Andrew Korney, Director of Business Development at Terragon Environmental Technologies Inc. said during his presentation on Modern Waste Management at Sea that “zero waste discharge is the goal.” He went on to point out one way of doing this is to replace our wasteful “one pipe in-one pipe out” doctrine with the “water for purpose” approach like reusing the water used in showers for flushing toilets. This he said can significantly reduce our water consumption and eliminate dirty water discharge.

The last panel of the day was on Design Considerations for Arctic Operations. Derek Buston, Project Manager for the Polar icebreaker talked about Canada’s first polar icebreaker, CCGS John G. Diefenbaker and how it will provide the Canadian Coast Guard and the Government of Canada with enhanced capabilities in the North.

He went on to list the key features of the Polar icebreaker:

  1. Capable of sustained operations in the Arctic for 270 days in very difficult ice conditions
  2. Can accommodate a crew of approximately 60 (with space for an additional 40 program personnel), two medium-lift helicopters and a large cargo/equipment carrying capacity
  3. Modular mission payload approach to ensure the vessel is operationally adaptable and capable of meeting current and future program needs.

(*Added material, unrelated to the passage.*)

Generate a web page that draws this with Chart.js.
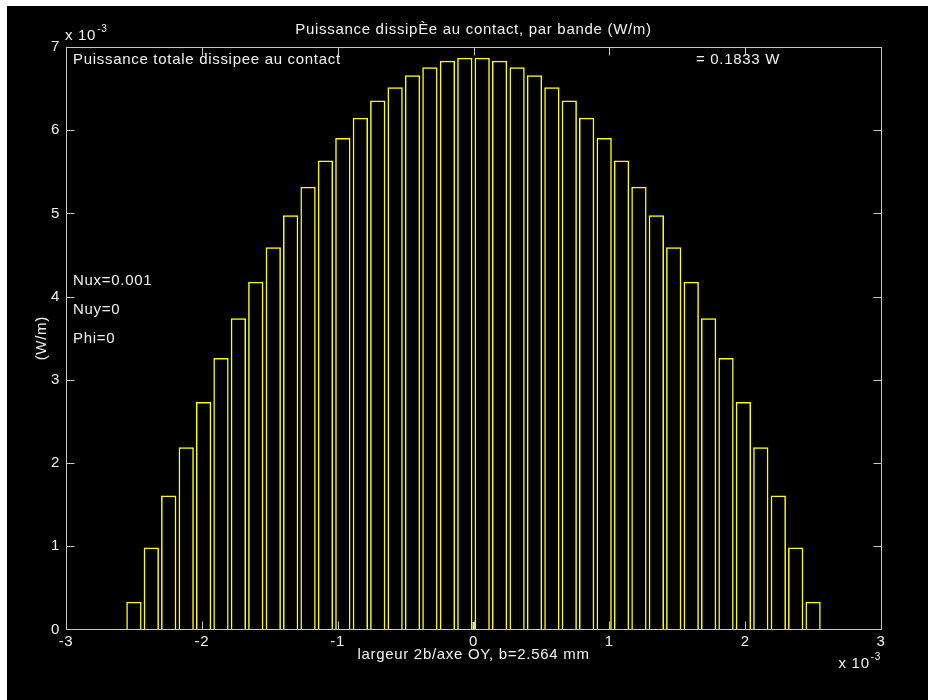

David Lloyd, Naval Business Manager at Lloyd’s Register Canada then gave a presentation on the IMO Polar Code. He went on to explain that the Polar Code is “a set of additions to SOLAS and MARPOL reflecting the hazards of operation and sensitivity of the environment.” He pointed out that even with all the requirements of the Code, assessment is required to evaluate a ship like the equipment and systems provision against the hazards of operating in Polar waters and this assessment is in addition to the prescriptive requirements of the Code.

Andrew Kendrick from VARD then concluded the event with a presentation on the design of icebreaking ships. He gave an overview of the Regulatory framework, Hull form, Structural Design, Propulsion Systems, Winterization and Environmental Issues and how it ties back to the Polar Code.

The next Shipbuilding Technology Forum is scheduled for March 1, 2018.